Would you write out the listing verbatim and skip every picture in it?

____

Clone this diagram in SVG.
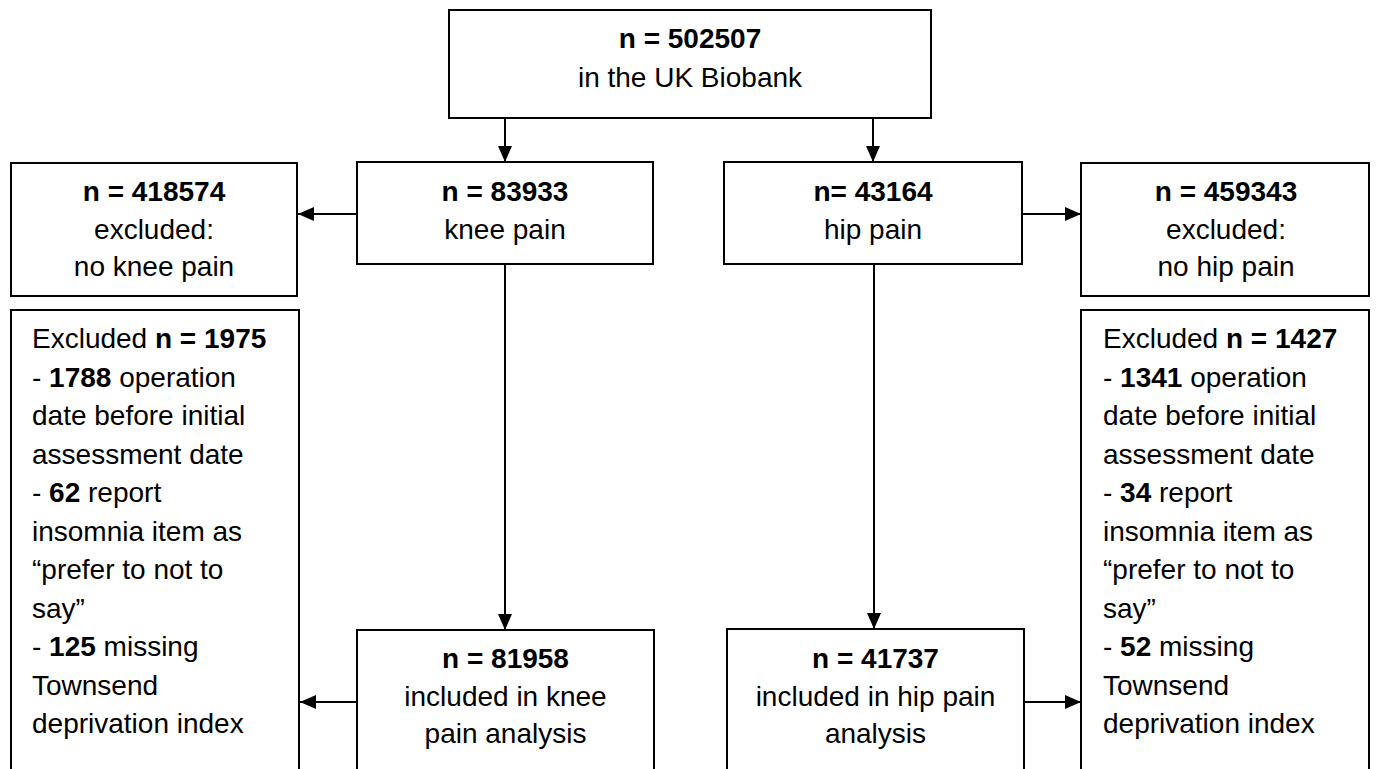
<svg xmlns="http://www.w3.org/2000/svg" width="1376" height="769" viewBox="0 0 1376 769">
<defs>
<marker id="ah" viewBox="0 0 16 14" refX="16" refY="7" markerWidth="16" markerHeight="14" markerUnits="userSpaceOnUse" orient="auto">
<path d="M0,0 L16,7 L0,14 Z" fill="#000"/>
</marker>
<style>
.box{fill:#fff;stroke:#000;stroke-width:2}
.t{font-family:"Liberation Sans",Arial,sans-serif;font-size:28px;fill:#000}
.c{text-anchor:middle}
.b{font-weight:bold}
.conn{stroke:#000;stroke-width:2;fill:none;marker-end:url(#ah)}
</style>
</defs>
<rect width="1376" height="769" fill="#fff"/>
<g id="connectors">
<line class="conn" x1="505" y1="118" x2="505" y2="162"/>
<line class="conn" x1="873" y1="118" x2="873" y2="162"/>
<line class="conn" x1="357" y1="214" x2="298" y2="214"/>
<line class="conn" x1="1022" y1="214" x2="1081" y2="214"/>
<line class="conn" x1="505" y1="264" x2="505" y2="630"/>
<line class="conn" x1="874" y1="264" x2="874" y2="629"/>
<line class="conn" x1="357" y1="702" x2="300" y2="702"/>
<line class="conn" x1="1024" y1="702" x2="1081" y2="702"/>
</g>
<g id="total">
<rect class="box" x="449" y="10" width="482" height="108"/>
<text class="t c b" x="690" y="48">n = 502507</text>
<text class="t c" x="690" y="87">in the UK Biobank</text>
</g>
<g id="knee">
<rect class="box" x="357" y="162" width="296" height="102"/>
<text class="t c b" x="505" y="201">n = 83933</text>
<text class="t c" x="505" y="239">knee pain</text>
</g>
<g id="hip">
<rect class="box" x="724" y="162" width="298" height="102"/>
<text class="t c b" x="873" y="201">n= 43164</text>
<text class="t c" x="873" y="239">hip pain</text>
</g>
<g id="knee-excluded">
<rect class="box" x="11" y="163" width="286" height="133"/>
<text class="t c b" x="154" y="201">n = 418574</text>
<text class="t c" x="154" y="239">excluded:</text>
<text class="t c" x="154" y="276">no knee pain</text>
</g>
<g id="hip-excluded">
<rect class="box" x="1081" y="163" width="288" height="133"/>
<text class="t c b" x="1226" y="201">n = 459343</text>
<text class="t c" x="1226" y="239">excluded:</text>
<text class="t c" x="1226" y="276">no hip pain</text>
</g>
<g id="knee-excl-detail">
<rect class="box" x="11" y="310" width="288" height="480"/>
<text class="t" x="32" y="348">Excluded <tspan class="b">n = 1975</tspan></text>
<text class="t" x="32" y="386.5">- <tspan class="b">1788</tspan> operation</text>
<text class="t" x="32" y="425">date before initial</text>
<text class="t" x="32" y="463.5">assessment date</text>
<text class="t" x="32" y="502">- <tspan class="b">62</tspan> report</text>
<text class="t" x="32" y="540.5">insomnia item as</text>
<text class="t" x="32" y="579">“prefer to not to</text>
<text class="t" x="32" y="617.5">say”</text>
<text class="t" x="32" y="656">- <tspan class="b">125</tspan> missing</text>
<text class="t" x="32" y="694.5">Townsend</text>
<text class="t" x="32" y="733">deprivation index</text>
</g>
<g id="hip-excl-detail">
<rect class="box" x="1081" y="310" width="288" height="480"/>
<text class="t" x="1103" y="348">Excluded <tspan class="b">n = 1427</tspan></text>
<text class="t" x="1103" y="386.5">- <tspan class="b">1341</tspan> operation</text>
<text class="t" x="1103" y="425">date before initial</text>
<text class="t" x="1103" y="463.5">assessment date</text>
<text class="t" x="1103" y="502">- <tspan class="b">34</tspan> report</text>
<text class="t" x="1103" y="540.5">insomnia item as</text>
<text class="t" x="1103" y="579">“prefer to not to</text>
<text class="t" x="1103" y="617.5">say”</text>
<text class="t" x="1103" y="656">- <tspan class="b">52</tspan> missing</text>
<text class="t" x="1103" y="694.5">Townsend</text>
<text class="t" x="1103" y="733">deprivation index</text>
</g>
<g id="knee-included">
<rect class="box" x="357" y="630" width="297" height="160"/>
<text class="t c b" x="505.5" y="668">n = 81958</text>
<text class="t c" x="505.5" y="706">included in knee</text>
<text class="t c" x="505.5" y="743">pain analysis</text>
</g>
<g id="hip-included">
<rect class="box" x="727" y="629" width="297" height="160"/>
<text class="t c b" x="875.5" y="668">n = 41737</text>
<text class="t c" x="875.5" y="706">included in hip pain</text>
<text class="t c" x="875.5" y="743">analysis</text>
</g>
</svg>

____

> [FINAL ANSWER]:
Clone this diagram in SVG.
<svg xmlns="http://www.w3.org/2000/svg" width="1376" height="769" viewBox="0 0 1376 769">
<defs>
<marker id="ah" viewBox="0 0 16 14" refX="16" refY="7" markerWidth="16" markerHeight="14" markerUnits="userSpaceOnUse" orient="auto">
<path d="M0,0 L16,7 L0,14 Z" fill="#000"/>
</marker>
<style>
.box{fill:#fff;stroke:#000;stroke-width:2}
.t{font-family:"Liberation Sans",Arial,sans-serif;font-size:28px;fill:#000}
.c{text-anchor:middle}
.b{font-weight:bold}
.conn{stroke:#000;stroke-width:2;fill:none;marker-end:url(#ah)}
</style>
</defs>
<rect width="1376" height="769" fill="#fff"/>
<g id="connectors">
<line class="conn" x1="505" y1="118" x2="505" y2="162"/>
<line class="conn" x1="873" y1="118" x2="873" y2="162"/>
<line class="conn" x1="357" y1="214" x2="298" y2="214"/>
<line class="conn" x1="1022" y1="214" x2="1081" y2="214"/>
<line class="conn" x1="505" y1="264" x2="505" y2="630"/>
<line class="conn" x1="874" y1="264" x2="874" y2="629"/>
<line class="conn" x1="357" y1="702" x2="300" y2="702"/>
<line class="conn" x1="1024" y1="702" x2="1081" y2="702"/>
</g>
<g id="total">
<rect class="box" x="449" y="10" width="482" height="108"/>
<text class="t c b" x="690" y="48">n = 502507</text>
<text class="t c" x="690" y="87">in the UK Biobank</text>
</g>
<g id="knee">
<rect class="box" x="357" y="162" width="296" height="102"/>
<text class="t c b" x="505" y="201">n = 83933</text>
<text class="t c" x="505" y="239">knee pain</text>
</g>
<g id="hip">
<rect class="box" x="724" y="162" width="298" height="102"/>
<text class="t c b" x="873" y="201">n= 43164</text>
<text class="t c" x="873" y="239">hip pain</text>
</g>
<g id="knee-excluded">
<rect class="box" x="11" y="163" width="286" height="133"/>
<text class="t c b" x="154" y="201">n = 418574</text>
<text class="t c" x="154" y="239">excluded:</text>
<text class="t c" x="154" y="276">no knee pain</text>
</g>
<g id="hip-excluded">
<rect class="box" x="1081" y="163" width="288" height="133"/>
<text class="t c b" x="1226" y="201">n = 459343</text>
<text class="t c" x="1226" y="239">excluded:</text>
<text class="t c" x="1226" y="276">no hip pain</text>
</g>
<g id="knee-excl-detail">
<rect class="box" x="11" y="310" width="288" height="480"/>
<text class="t" x="32" y="348">Excluded <tspan class="b">n = 1975</tspan></text>
<text class="t" x="32" y="386.5">- <tspan class="b">1788</tspan> operation</text>
<text class="t" x="32" y="425">date before initial</text>
<text class="t" x="32" y="463.5">assessment date</text>
<text class="t" x="32" y="502">- <tspan class="b">62</tspan> report</text>
<text class="t" x="32" y="540.5">insomnia item as</text>
<text class="t" x="32" y="579">“prefer to not to</text>
<text class="t" x="32" y="617.5">say”</text>
<text class="t" x="32" y="656">- <tspan class="b">125</tspan> missing</text>
<text class="t" x="32" y="694.5">Townsend</text>
<text class="t" x="32" y="733">deprivation index</text>
</g>
<g id="hip-excl-detail">
<rect class="box" x="1081" y="310" width="288" height="480"/>
<text class="t" x="1103" y="348">Excluded <tspan class="b">n = 1427</tspan></text>
<text class="t" x="1103" y="386.5">- <tspan class="b">1341</tspan> operation</text>
<text class="t" x="1103" y="425">date before initial</text>
<text class="t" x="1103" y="463.5">assessment date</text>
<text class="t" x="1103" y="502">- <tspan class="b">34</tspan> report</text>
<text class="t" x="1103" y="540.5">insomnia item as</text>
<text class="t" x="1103" y="579">“prefer to not to</text>
<text class="t" x="1103" y="617.5">say”</text>
<text class="t" x="1103" y="656">- <tspan class="b">52</tspan> missing</text>
<text class="t" x="1103" y="694.5">Townsend</text>
<text class="t" x="1103" y="733">deprivation index</text>
</g>
<g id="knee-included">
<rect class="box" x="357" y="630" width="297" height="160"/>
<text class="t c b" x="505.5" y="668">n = 81958</text>
<text class="t c" x="505.5" y="706">included in knee</text>
<text class="t c" x="505.5" y="743">pain analysis</text>
</g>
<g id="hip-included">
<rect class="box" x="727" y="629" width="297" height="160"/>
<text class="t c b" x="875.5" y="668">n = 41737</text>
<text class="t c" x="875.5" y="706">included in hip pain</text>
<text class="t c" x="875.5" y="743">analysis</text>
</g>
</svg>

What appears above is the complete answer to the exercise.